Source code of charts
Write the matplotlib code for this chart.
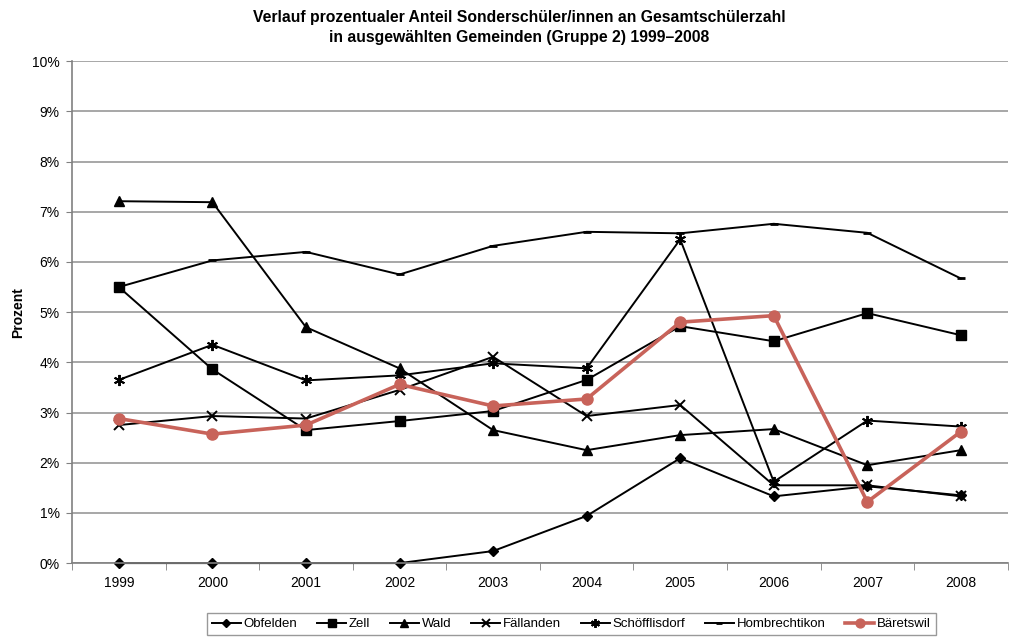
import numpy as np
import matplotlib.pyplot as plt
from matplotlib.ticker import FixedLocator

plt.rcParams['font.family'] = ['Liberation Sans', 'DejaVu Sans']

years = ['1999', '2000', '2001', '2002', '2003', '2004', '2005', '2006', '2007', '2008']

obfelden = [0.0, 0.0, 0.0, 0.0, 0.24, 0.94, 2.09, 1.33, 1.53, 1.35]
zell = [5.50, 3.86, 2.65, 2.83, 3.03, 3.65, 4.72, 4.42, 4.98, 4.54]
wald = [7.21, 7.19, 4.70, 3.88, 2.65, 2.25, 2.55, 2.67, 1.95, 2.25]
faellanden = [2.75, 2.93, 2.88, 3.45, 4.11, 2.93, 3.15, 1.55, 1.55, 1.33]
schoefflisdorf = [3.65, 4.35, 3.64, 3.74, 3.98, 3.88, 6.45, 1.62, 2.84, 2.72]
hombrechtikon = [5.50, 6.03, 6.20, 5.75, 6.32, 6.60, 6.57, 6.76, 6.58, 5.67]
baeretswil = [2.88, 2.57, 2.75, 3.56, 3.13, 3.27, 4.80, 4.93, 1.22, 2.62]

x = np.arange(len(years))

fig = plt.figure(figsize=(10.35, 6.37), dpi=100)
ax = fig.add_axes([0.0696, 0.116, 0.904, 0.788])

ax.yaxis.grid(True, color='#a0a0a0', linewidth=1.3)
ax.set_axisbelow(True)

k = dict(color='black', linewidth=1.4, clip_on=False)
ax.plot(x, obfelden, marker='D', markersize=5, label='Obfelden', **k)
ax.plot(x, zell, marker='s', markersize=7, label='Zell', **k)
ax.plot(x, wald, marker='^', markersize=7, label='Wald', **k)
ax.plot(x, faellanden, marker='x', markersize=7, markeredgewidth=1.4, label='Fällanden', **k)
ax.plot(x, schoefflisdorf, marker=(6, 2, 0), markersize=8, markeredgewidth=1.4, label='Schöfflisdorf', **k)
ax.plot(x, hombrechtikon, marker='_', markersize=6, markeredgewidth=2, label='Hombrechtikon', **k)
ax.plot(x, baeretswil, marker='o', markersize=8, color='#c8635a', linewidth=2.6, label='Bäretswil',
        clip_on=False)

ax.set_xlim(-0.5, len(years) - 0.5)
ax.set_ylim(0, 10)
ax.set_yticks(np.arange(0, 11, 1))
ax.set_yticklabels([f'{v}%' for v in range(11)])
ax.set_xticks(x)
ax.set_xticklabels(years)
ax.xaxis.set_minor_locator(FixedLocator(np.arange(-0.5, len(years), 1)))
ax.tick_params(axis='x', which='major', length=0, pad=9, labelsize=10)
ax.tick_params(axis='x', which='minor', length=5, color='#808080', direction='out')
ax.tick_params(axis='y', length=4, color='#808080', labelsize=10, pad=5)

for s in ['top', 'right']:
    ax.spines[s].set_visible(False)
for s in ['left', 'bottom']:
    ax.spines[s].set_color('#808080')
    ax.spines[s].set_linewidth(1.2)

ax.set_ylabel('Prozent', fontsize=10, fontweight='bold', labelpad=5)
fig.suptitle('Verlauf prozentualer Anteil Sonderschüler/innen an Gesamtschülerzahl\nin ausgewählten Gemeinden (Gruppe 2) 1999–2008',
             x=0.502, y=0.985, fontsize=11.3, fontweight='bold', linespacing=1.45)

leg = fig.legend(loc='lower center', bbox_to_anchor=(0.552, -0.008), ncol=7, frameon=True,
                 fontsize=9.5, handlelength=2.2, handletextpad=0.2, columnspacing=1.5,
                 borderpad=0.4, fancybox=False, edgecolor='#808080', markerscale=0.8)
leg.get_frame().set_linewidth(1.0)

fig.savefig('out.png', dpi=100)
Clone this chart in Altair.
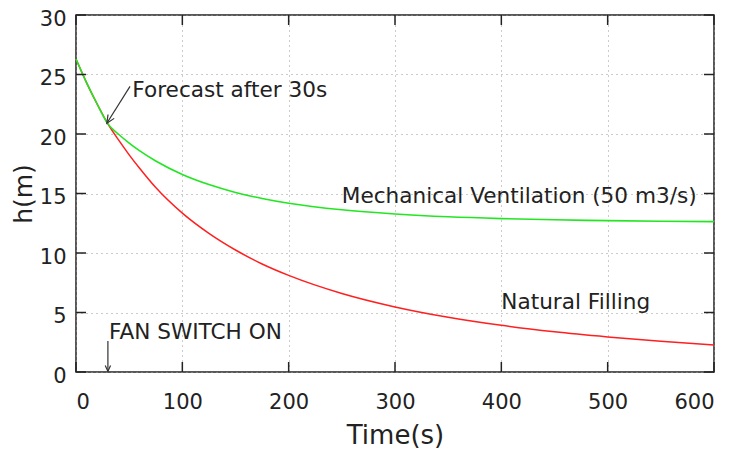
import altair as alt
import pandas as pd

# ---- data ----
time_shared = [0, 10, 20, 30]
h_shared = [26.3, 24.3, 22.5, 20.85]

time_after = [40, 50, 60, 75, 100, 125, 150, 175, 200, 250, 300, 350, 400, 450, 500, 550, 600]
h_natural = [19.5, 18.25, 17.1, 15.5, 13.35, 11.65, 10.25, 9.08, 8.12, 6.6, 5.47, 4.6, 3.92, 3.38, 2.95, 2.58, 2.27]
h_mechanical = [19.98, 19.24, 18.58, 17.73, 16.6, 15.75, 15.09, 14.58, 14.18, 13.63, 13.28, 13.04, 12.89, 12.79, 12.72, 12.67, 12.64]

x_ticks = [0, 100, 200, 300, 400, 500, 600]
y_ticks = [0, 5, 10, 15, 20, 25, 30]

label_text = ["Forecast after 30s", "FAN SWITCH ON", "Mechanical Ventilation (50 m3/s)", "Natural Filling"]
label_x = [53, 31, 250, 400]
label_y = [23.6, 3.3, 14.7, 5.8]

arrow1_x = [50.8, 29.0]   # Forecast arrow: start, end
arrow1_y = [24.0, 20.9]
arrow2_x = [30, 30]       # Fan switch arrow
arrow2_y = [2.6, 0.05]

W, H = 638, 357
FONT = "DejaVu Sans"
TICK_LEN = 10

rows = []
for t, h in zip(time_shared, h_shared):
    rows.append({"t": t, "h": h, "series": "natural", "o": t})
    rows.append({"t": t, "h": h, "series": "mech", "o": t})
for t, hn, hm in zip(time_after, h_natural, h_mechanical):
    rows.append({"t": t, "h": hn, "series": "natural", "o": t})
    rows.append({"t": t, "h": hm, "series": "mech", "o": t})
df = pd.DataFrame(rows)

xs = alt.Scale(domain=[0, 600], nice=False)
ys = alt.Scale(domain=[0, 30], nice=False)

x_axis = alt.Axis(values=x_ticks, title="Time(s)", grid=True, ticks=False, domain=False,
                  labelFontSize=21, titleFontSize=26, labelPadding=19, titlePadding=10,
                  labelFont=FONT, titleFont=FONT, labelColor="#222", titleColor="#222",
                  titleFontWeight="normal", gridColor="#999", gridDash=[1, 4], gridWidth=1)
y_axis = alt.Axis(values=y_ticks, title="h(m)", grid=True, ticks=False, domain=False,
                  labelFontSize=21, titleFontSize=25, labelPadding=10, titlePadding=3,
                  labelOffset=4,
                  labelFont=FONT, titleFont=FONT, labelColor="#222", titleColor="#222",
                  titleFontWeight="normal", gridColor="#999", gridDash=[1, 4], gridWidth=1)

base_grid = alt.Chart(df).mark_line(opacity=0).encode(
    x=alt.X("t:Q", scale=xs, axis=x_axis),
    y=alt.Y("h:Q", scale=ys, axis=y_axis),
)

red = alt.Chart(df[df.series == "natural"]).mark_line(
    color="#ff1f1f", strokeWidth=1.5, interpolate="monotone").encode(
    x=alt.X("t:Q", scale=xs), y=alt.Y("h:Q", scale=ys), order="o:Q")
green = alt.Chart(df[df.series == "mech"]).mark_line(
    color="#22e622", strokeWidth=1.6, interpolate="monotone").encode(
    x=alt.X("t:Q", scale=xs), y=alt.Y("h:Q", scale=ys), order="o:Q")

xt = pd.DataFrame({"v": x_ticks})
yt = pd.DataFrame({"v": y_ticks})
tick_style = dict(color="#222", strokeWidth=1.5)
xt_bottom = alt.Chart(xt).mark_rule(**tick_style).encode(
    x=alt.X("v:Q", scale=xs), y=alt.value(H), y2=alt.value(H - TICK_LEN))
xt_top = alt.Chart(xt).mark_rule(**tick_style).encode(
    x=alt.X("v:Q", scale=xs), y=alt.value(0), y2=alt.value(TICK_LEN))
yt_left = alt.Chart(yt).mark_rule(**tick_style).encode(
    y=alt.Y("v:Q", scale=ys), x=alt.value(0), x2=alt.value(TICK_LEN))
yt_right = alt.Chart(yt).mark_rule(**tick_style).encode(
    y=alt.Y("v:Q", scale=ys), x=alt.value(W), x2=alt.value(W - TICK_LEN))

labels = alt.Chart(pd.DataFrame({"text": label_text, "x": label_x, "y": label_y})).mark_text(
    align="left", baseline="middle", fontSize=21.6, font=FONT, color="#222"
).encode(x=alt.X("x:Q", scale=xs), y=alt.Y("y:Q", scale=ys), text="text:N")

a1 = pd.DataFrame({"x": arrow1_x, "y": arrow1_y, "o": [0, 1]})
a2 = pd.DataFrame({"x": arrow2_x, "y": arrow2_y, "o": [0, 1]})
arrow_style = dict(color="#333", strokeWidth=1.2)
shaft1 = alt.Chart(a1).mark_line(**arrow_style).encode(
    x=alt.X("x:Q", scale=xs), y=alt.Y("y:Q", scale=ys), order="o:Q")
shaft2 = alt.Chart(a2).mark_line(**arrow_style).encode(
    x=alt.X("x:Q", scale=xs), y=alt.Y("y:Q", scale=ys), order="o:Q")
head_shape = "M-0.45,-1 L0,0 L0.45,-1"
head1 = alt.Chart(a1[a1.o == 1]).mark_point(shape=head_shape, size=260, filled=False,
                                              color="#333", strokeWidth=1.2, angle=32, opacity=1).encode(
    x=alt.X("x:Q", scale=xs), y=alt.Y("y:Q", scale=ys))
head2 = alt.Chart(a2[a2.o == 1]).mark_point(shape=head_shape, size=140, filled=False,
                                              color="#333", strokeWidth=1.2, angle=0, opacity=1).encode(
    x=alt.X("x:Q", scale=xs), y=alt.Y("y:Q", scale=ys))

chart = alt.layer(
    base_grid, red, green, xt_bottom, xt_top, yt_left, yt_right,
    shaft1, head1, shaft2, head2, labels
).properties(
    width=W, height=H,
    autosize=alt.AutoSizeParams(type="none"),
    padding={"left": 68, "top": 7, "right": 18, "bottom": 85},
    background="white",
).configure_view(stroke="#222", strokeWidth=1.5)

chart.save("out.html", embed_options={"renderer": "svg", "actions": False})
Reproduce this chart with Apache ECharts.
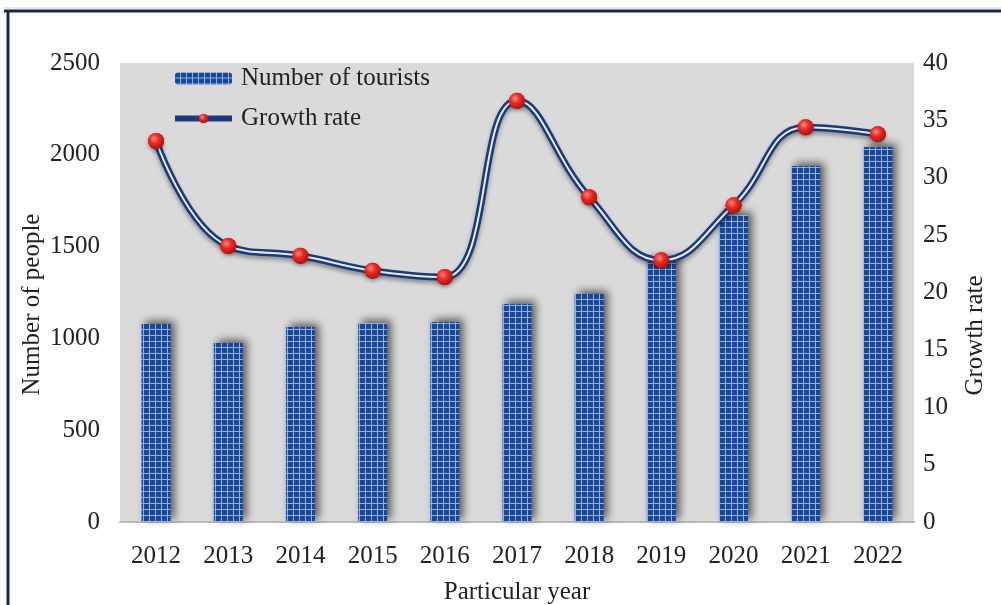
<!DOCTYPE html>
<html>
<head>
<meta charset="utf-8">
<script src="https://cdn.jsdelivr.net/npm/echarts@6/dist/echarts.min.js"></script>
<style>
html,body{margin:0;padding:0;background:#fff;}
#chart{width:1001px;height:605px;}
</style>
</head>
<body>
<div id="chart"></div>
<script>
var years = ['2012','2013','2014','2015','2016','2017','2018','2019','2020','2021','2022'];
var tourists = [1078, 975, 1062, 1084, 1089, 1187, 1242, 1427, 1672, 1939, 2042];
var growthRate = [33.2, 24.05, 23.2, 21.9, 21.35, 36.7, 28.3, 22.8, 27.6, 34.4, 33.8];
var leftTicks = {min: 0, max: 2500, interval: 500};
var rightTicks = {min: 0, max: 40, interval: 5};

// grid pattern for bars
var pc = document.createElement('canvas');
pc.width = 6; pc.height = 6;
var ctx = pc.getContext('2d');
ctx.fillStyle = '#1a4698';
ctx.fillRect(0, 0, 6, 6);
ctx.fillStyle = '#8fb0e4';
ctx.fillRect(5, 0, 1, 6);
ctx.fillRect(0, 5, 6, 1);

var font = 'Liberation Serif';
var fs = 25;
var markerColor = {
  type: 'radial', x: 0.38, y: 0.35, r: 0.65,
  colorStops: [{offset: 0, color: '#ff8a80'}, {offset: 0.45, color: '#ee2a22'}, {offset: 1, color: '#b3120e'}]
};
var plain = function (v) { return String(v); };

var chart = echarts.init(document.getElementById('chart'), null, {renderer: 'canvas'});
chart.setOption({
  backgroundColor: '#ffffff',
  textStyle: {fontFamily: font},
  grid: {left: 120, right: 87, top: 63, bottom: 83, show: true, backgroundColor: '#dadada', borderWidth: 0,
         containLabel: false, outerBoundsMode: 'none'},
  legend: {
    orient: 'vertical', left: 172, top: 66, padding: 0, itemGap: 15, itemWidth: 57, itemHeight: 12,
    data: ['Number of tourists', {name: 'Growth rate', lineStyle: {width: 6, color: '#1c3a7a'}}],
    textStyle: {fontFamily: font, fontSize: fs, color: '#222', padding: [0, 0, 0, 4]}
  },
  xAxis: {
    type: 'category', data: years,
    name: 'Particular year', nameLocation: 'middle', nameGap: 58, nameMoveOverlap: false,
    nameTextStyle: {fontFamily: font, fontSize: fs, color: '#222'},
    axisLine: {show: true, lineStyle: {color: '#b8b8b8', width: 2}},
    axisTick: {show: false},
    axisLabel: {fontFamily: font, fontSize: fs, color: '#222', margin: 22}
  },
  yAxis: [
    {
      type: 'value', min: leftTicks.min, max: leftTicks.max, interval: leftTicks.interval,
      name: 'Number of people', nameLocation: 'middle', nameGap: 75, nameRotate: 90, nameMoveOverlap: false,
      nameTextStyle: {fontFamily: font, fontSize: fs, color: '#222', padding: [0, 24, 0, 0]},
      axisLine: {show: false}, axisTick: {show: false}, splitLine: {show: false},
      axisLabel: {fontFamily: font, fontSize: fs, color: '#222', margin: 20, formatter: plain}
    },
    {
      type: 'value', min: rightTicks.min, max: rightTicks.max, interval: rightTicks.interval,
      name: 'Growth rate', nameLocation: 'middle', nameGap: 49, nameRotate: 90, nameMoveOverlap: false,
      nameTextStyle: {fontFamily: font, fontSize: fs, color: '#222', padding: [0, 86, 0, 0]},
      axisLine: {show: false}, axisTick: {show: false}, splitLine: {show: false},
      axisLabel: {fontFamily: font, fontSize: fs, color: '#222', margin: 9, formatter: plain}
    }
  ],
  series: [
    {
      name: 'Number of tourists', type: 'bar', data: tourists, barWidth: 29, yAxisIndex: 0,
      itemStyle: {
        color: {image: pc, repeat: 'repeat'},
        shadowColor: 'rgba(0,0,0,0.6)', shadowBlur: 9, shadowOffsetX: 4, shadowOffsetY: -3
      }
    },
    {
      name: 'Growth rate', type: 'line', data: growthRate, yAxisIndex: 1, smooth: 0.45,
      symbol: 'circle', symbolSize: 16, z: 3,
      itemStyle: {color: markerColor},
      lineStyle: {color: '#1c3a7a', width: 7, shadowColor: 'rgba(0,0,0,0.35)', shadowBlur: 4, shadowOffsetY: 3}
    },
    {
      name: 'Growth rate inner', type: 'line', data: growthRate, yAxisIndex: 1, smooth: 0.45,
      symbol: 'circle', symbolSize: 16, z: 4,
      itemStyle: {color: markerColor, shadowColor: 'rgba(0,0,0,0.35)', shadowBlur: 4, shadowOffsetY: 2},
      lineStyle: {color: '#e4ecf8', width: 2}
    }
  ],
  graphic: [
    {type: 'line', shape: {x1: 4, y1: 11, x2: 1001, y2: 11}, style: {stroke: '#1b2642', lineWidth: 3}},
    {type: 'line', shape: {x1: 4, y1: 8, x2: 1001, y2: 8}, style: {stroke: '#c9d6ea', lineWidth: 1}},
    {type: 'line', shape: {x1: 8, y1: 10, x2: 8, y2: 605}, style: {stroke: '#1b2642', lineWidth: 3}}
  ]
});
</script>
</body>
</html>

The request:
In the listing above, find the line containing "Reproduce this chart with Apache ECharts." and the line containing "var plain = function", then output those two lines and everything between them exactly as written, without the images.

Task solution:
Reproduce this chart with Apache ECharts.
<!DOCTYPE html>
<html>
<head>
<meta charset="utf-8">
<script src="https://cdn.jsdelivr.net/npm/echarts@6/dist/echarts.min.js"></script>
<style>
html,body{margin:0;padding:0;background:#fff;}
#chart{width:1001px;height:605px;}
</style>
</head>
<body>
<div id="chart"></div>
<script>
var years = ['2012','2013','2014','2015','2016','2017','2018','2019','2020','2021','2022'];
var tourists = [1078, 975, 1062, 1084, 1089, 1187, 1242, 1427, 1672, 1939, 2042];
var growthRate = [33.2, 24.05, 23.2, 21.9, 21.35, 36.7, 28.3, 22.8, 27.6, 34.4, 33.8];
var leftTicks = {min: 0, max: 2500, interval: 500};
var rightTicks = {min: 0, max: 40, interval: 5};

// grid pattern for bars
var pc = document.createElement('canvas');
pc.width = 6; pc.height = 6;
var ctx = pc.getContext('2d');
ctx.fillStyle = '#1a4698';
ctx.fillRect(0, 0, 6, 6);
ctx.fillStyle = '#8fb0e4';
ctx.fillRect(5, 0, 1, 6);
ctx.fillRect(0, 5, 6, 1);

var font = 'Liberation Serif';
var fs = 25;
var markerColor = {
  type: 'radial', x: 0.38, y: 0.35, r: 0.65,
  colorStops: [{offset: 0, color: '#ff8a80'}, {offset: 0.45, color: '#ee2a22'}, {offset: 1, color: '#b3120e'}]
};
var plain = function (v) { return String(v); };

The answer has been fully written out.